■ **PROBLEM REQUIREMENTS**
Without the pictures, extract every line from the start of the material to the line containing "const toPts = arr", both ends included.

■ **RECORDED INFORMATION**
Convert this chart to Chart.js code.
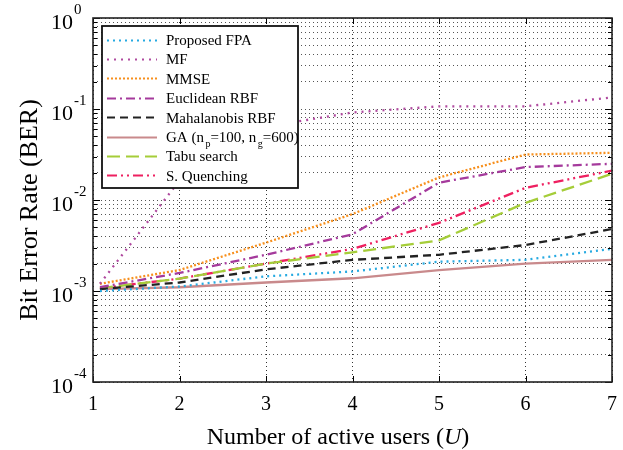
<!DOCTYPE html>
<html>
<head>
<meta charset="utf-8">
<script src="https://cdn.jsdelivr.net/npm/chart.js@4.4.0/dist/chart.umd.min.js"></script>
<style>
  html, body { margin: 0; padding: 0; background: #fff; }
  #wrap { width: 623px; height: 450px; }
</style>
</head>
<body>
<div id="wrap"><canvas id="c"></canvas></div>
<script>
// Data (BER vs number of active users)
const users      = [1.08, 2, 3, 4, 5, 6, 7];
const berFPA     = [0.00100, 0.00112, 0.00145, 0.00164, 0.0021, 0.0022, 0.0029];
const berMF      = [0.0012, 0.0164, 0.064, 0.0915, 0.107, 0.107, 0.134];
const berMMSE    = [0.0012, 0.0017, 0.0034, 0.0070, 0.0177, 0.0316, 0.033];
const berEuclid  = [0.0011, 0.00158, 0.0025, 0.0042, 0.0155, 0.023, 0.025];
const berMahal   = [0.00105, 0.00124, 0.00173, 0.0022, 0.0025, 0.0032, 0.0048];
const berGA      = [0.00105, 0.0011, 0.00124, 0.00138, 0.0017, 0.0020, 0.0022];
const berTabu    = [0.00107, 0.00137, 0.0020, 0.00266, 0.0036, 0.0093, 0.0194];
const berSQ      = [0.00107, 0.00137, 0.0020, 0.0029, 0.0056, 0.0136, 0.021];

const xTicks     = [1, 2, 3, 4, 5, 6, 7];
const yDecades   = [-4, -3, -2, -1, 0];
const yMinorMult = [2, 3, 4, 5, 6, 7, 8, 9];

const serif = "'Liberation Serif', 'Times New Roman', 'DejaVu Serif', serif";

// log grid: decades plus 2..9 multiples
const yGrid = [];
yDecades.forEach(e => {
  yGrid.push({ value: Math.pow(10, e), major: true });
  if (e < 0) yMinorMult.forEach(m => yGrid.push({ value: m * Math.pow(10, e), major: false }));
});

const toPts = arr => arr.map((v, i) => ({ x: users[i], y: v }));

const series = [
  { label: 'Proposed FPA',      data: berFPA,    color: '#27aae1', dash: [2, 4] },
  { label: 'MF',                data: berMF,     color: '#b04a9f', dash: [2, 5] },
  { label: 'MMSE',              data: berMMSE,   color: '#f7901e', dash: [2, 2] },
  { label: 'Euclidean RBF',     data: berEuclid, color: '#a53a9c', dash: [9, 4, 2, 4] },
  { label: 'Mahalanobis RBF',   data: berMahal,  color: '#222222', dash: [8, 5] },
  { label: 'GA',                data: berGA,     color: '#c98a8c', dash: [] },
  { label: 'Tabu search',       data: berTabu,   color: '#a5cd39', dash: [13, 6] },
  { label: 'S. Quenching',      data: berSQ,     color: '#ee2060', dash: [10, 4, 2, 4, 2, 4] }
];

// legend text pieces, subscripts where needed
const legendText = [
  [['Proposed FPA']],
  [['MF']],
  [['MMSE']],
  [['Euclidean RBF']],
  [['Mahalanobis RBF']],
  [['GA (n'], ['p', 'sub'], ['=100, n'], ['g', 'sub'], ['=600)']],
  [['Tabu search']],
  [['S. Quenching']]
];

const decor = {
  id: 'decor',
  afterDatasetsDraw(chart) {
    const { ctx, chartArea: a, scales: { x, y } } = chart;
    ctx.save();

    // inward tick marks
    ctx.strokeStyle = '#000';
    ctx.lineWidth = 1;
    ctx.setLineDash([]);
    y.ticks.forEach(t => {
      const py = Math.round(y.getPixelForValue(t.value)) + 0.5;
      const len = t.major ? 7 : 4;
      ctx.beginPath();
      ctx.moveTo(a.left, py); ctx.lineTo(a.left + len, py);
      ctx.moveTo(a.right, py); ctx.lineTo(a.right - len, py);
      ctx.stroke();
    });
    x.ticks.forEach(t => {
      const px = Math.round(x.getPixelForValue(t.value)) + 0.5;
      ctx.beginPath();
      ctx.moveTo(px, a.bottom); ctx.lineTo(px, a.bottom - 6);
      ctx.moveTo(px, a.top); ctx.lineTo(px, a.top + 6);
      ctx.stroke();
    });

    // frame
    ctx.lineWidth = 1.6;
    ctx.strokeStyle = '#222';
    ctx.strokeRect(a.left, a.top, a.right - a.left, a.bottom - a.top);

    // y tick labels 10^k
    ctx.fillStyle = '#000';
    ctx.textBaseline = 'alphabetic';
    yDecades.forEach(e => {
      const py = y.getPixelForValue(Math.pow(10, e));
      ctx.font = '22px ' + serif;
      ctx.textAlign = 'right';
      ctx.fillText('10', 73, py + 11);
      ctx.font = '15px ' + serif;
      ctx.textAlign = 'left';
      ctx.fillText(e === 0 ? '0' : '-' + (-e), 74, py - 4);
    });

    // y title
    ctx.save();
    ctx.translate(37, (a.top + a.bottom) / 2 + 10);
    ctx.rotate(-Math.PI / 2);
    ctx.font = '26px ' + serif;
    ctx.textAlign = 'center';
    ctx.fillText('Bit Error Rate (BER)', 0, 0);
    ctx.restore();

    // x title with italic U
    const parts = [['Number of active users (', ''], ['U', 'italic '], [')', '']];
    let total = 0;
    parts.forEach(p => { ctx.font = p[1] + '24px ' + serif; total += ctx.measureText(p[0]).width; });
    let tx = 338 - total / 2;
    ctx.textAlign = 'left';
    parts.forEach(p => {
      ctx.font = p[1] + '24px ' + serif;
      ctx.fillText(p[0], tx, 444);
      tx += ctx.measureText(p[0]).width;
    });

    // legend box
    const lx = 102, ly = 26, lw = 196, lh = 162;
    ctx.fillStyle = '#fff';
    ctx.fillRect(lx, ly, lw, lh);
    ctx.lineWidth = 1.8;
    ctx.strokeStyle = '#111';
    ctx.strokeRect(lx, ly, lw, lh);

    series.forEach((s, i) => {
      const cy = 39.5 + i * 19.4;
      ctx.setLineDash(s.dash);
      ctx.strokeStyle = s.color;
      ctx.lineWidth = 2.2;
      ctx.beginPath();
      ctx.moveTo(107, Math.round(cy) + 0.5);
      ctx.lineTo(157, Math.round(cy) + 0.5);
      ctx.stroke();
      ctx.setLineDash([]);
      ctx.fillStyle = '#000';
      let px = 166;
      legendText[i].forEach(seg => {
        if (seg[1] === 'sub') {
          ctx.font = '10px ' + serif;
          px += 1.5;
          ctx.fillText(seg[0], px, cy + 10);
          px += ctx.measureText(seg[0]).width;
        } else {
          ctx.font = '15px ' + serif;
          ctx.fillText(seg[0], px, cy + 5.5);
          px += ctx.measureText(seg[0]).width;
        }
      });
    });

    ctx.restore();
  }
};

new Chart(document.getElementById('c'), {
  type: 'line',
  data: {
    datasets: series.map(s => ({
      label: s.label,
      data: toPts(s.data),
      borderColor: s.color,
      backgroundColor: s.color,
      borderDash: s.dash,
      borderWidth: 2.3,
      pointRadius: 0,
      tension: 0,
      fill: false
    }))
  },
  options: {
    responsive: true,
    maintainAspectRatio: false,
    animation: false,
    layout: { padding: { top: 18, right: 11, left: 0, bottom: 0 } },
    plugins: {
      legend: { display: false },
      tooltip: { enabled: false }
    },
    scales: {
      x: {
        type: 'linear',
        min: 1,
        max: 7,
        afterBuildTicks: s => { s.ticks = xTicks.map(v => ({ value: v })); },
        afterFit: s => { s.height = 68; s.paddingLeft = 0; s.paddingRight = 0; },
        grid: { color: '#333', lineWidth: 1, drawTicks: false },
        border: { display: false, dash: [1, 3] },
        ticks: {
          color: '#000',
          padding: 11,
          font: { family: serif, size: 20 },
          maxRotation: 0,
          autoSkip: false
        }
      },
      y: {
        type: 'logarithmic',
        min: 1e-4,
        max: 1,
        afterBuildTicks: s => { s.ticks = yGrid.map(t => ({ value: t.value, major: t.major })); },
        afterFit: s => { s.width = 93; },
        grid: { color: '#555', lineWidth: 1, drawTicks: false },
        border: { display: false, dash: [1, 3] },
        ticks: { display: false }
      }
    }
  },
  plugins: [decor]
});
</script>
</body>
</html>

■ **EXERCISE SOLUTION**
Convert this chart to Chart.js code.
<!DOCTYPE html>
<html>
<head>
<meta charset="utf-8">
<script src="https://cdn.jsdelivr.net/npm/chart.js@4.4.0/dist/chart.umd.min.js"></script>
<style>
  html, body { margin: 0; padding: 0; background: #fff; }
  #wrap { width: 623px; height: 450px; }
</style>
</head>
<body>
<div id="wrap"><canvas id="c"></canvas></div>
<script>
// Data (BER vs number of active users)
const users      = [1.08, 2, 3, 4, 5, 6, 7];
const berFPA     = [0.00100, 0.00112, 0.00145, 0.00164, 0.0021, 0.0022, 0.0029];
const berMF      = [0.0012, 0.0164, 0.064, 0.0915, 0.107, 0.107, 0.134];
const berMMSE    = [0.0012, 0.0017, 0.0034, 0.0070, 0.0177, 0.0316, 0.033];
const berEuclid  = [0.0011, 0.00158, 0.0025, 0.0042, 0.0155, 0.023, 0.025];
const berMahal   = [0.00105, 0.00124, 0.00173, 0.0022, 0.0025, 0.0032, 0.0048];
const berGA      = [0.00105, 0.0011, 0.00124, 0.00138, 0.0017, 0.0020, 0.0022];
const berTabu    = [0.00107, 0.00137, 0.0020, 0.00266, 0.0036, 0.0093, 0.0194];
const berSQ      = [0.00107, 0.00137, 0.0020, 0.0029, 0.0056, 0.0136, 0.021];

const xTicks     = [1, 2, 3, 4, 5, 6, 7];
const yDecades   = [-4, -3, -2, -1, 0];
const yMinorMult = [2, 3, 4, 5, 6, 7, 8, 9];

const serif = "'Liberation Serif', 'Times New Roman', 'DejaVu Serif', serif";

// log grid: decades plus 2..9 multiples
const yGrid = [];
yDecades.forEach(e => {
  yGrid.push({ value: Math.pow(10, e), major: true });
  if (e < 0) yMinorMult.forEach(m => yGrid.push({ value: m * Math.pow(10, e), major: false }));
});

const toPts = arr => arr.map((v, i) => ({ x: users[i], y: v }));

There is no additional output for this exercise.